Spectral Parametrization
The approach of spectral parametrization involves learning CNN filters directly in the frequency domain. This reparametrization maintains model equivalence in the spatial domain but yields numerous optimization benefits. The sparsity of filters in the spectral domain reduces redundant dimensions, guiding the optimization process through more meaningful paths and significantly accelerating convergence. The empirical results indicate a convergence speedup of approximately 2 to 5 times when compared to the spatial domain parameterization. This suggests that frequency domain representations can more effectively capture the salient structure of CNN filters, leading to better utilization of standard stochastic optimization techniques.
Spectral Pooling
Spectral pooling, as introduced by this paper, redefines the pooling operation by projecting input representations onto the frequency basis and truncating the frequency map for dimensionality reduction.
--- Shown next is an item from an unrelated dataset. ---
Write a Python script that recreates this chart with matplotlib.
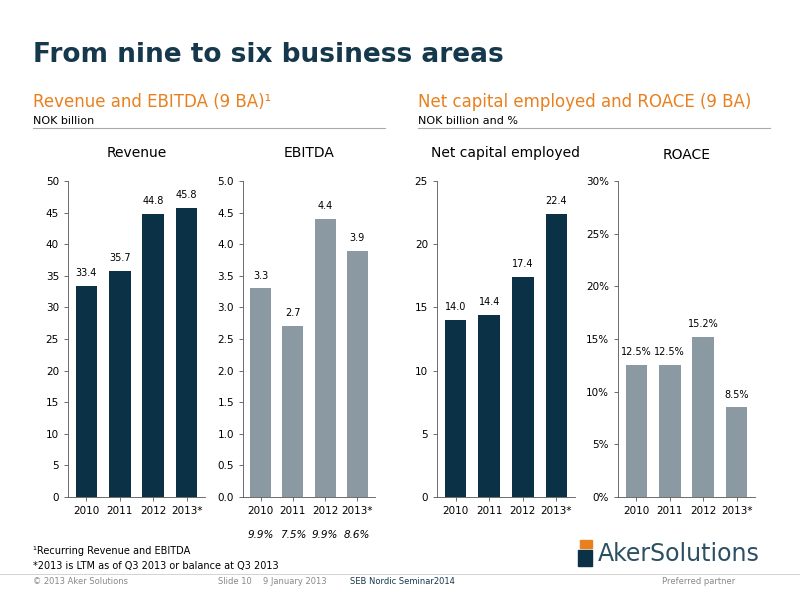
import matplotlib
matplotlib.use("Agg")
import matplotlib.pyplot as plt
from matplotlib.ticker import FuncFormatter

years = ["2010", "2011", "2012", "2013*"]
revenue = [33.4, 35.7, 44.8, 45.8]
ebitda = [3.3, 2.7, 4.4, 3.9]
ebitda_margin = ["9.9%", "7.5%", "9.9%", "8.6%"]
nce = [14.0, 14.4, 17.4, 22.4]
roace = [12.5, 12.5, 15.2, 8.5]

DARK = "#0b3147"
GRAY = "#8b99a3"
ORANGE = "#e8801f"
W, H = 800, 600

fig = plt.figure(figsize=(8, 6), dpi=100)
fig.patch.set_facecolor("white")

def fx(x): return x / W
def fy(y): return 1 - y / H

fig.text(fx(33), fy(55), "From nine to six business areas", fontsize=19, weight="bold", color="#15384c", va="center")
fig.text(fx(33), fy(102), "Revenue and EBITDA (9 BA)\u00b9", fontsize=12, color=ORANGE, va="center")
fig.text(fx(33), fy(121), "NOK billion", fontsize=8, color="black", va="center")
fig.text(fx(418), fy(102), "Net capital employed and ROACE (9 BA)", fontsize=12, color=ORANGE, va="center")
fig.text(fx(418), fy(121), "NOK billion and %", fontsize=8, color="black", va="center")
fig.add_artist(plt.Line2D([fx(33), fx(385)], [fy(128), fy(128)], color="#aaaaaa", lw=0.8))
fig.add_artist(plt.Line2D([fx(418), fx(770)], [fy(128), fy(128)], color="#aaaaaa", lw=0.8))

def panel(x0, x1, title, ty, vals, color, ymax, step, fmt, lblfmt):
    ax = fig.add_axes([fx(x0), fy(497), fx(x1) - fx(x0), fy(181) - fy(497)])
    ax.bar(range(4), vals, width=0.65, color=color)
    ax.set_xlim(-0.55, 3.55)
    ax.set_ylim(0, ymax)
    ticks = [i * step for i in range(int(round(ymax / step)) + 1)]
    ax.set_yticks(ticks)
    ax.yaxis.set_major_formatter(FuncFormatter(fmt))
    ax.set_xticks(range(4))
    ax.set_xticklabels(years)
    ax.tick_params(labelsize=7.5, length=3, width=0.6, color="#555555")
    for s in ["top", "right"]:
        ax.spines[s].set_visible(False)
    for s in ["left", "bottom"]:
        ax.spines[s].set_linewidth(0.6); ax.spines[s].set_color("#555555")
    for i, v in enumerate(vals):
        ax.text(i, v + ymax * 0.025, lblfmt(v), ha="center", va="bottom", fontsize=7)
    fig.text(fx((x0 + x1) / 2), fy(ty), title, ha="center", va="center", fontsize=10)
    return ax

panel(68, 205, "Revenue", 153, revenue, DARK, 50, 5, lambda v, p: f"{v:.0f}", lambda v: f"{v:.1f}")
panel(243, 375, "EBITDA", 153, ebitda, GRAY, 5, 0.5, lambda v, p: f"{v:.1f}", lambda v: f"{v:.1f}")
panel(437, 575, "Net capital employed", 153, nce, DARK, 25, 5, lambda v, p: f"{v:.0f}", lambda v: f"{v:.1f}")
panel(618, 755, "ROACE", 155, roace, GRAY, 30, 5, lambda v, p: f"{v:.0f}%", lambda v: f"{v:.1f}%")

for i, m in enumerate(ebitda_margin):
    xc = 243 + (375 - 243) * (i + 0.55) / 4.1
    fig.text(fx(xc), fy(535), m, ha="center", va="center", fontsize=7.5, style="italic")

fig.text(fx(33), fy(551), "\u00b9Recurring Revenue and EBITDA", fontsize=7, va="center")
fig.text(fx(33), fy(566), "*2013 is LTM as of Q3 2013 or balance at Q3 2013", fontsize=7, va="center")
fig.add_artist(plt.Line2D([0, 1], [fy(574), fy(574)], color="#cccccc", lw=0.6))
fig.text(fx(33), fy(581), "\u00a9 2013 Aker Solutions", fontsize=6, color="#888888", va="center")
fig.text(fx(218), fy(581), "Slide 10", fontsize=6, color="#888888", va="center")
fig.text(fx(263), fy(581), "9 January 2013", fontsize=6, color="#888888", va="center")
fig.text(fx(350), fy(581), "SEB Nordic Seminar2014", fontsize=6, color="#15384c", va="center")
fig.text(fx(662), fy(581), "Preferred partner", fontsize=6, color="#888888", va="center")

fig.add_artist(plt.Rectangle((fx(578), fy(566)), fx(14), fy(550) - fy(566), color=DARK, transform=fig.transFigure))
fig.add_artist(plt.Rectangle((fx(580), fy(548)), fx(12), fy(540) - fy(548), color=ORANGE, transform=fig.transFigure))
fig.text(fx(598), fy(554), "AkerSolutions", fontsize=17, color="#2b5063", va="center")

fig.savefig("out.png", dpi=100)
This method addresses critical shortcomings of traditional stride-based pooling methods, such as max pooling, which often suffer from poor information retention due to their aggressive dimensionality reduction. In contrast, spectral pooling preserves more information per parameter by exploiting the frequency domain's characteristic power distribution. This approach also allows for arbitrary output map dimensionality, enabling smoother reductions across network depth and permitting innovative regularization strategies such as randomized resolution.
Experimental Results and Implications
Empirical evaluations underscore the efficacy of these spectral methods. The spectral pooling approach consistently outperforms standard pooling approaches in terms of information preservation, as demonstrated by lower reconstruction error rates for equivalent dimensionality reductions. The network architectures employing spectral pooling achieved competitive classification rates on benchmark datasets like CIFAR-10 and CIFAR-100, rivaling state-of-the-art methods even without data augmentation and dropout.
The implications of these findings are both practical and theoretical. Spectral representations open new avenues for more efficient network training and can potentially extend to entire architectures being embedded in the frequency domain. This approach could negate the need for repeated transformations between spatial and frequency domains, which are computationally expensive when nonlinearities are applied in the spatial domain.
Future work might explore embedding the entire network architecture in the frequency domain, leveraging wavelets for a balanced representation between spatial and spectral locality, or developing sensible nonlinearities for the frequency domain to minimize computational costs.
In conclusion, the exploration of spectral representations for CNNs introduces substantial advancements in the design and training efficiency of neural networks. The adoption of spectral pooling and spectral filter parametrization offers compelling computational and representational advantages, marking a pivotal contribution to the ongoing development of deep learning methodologies.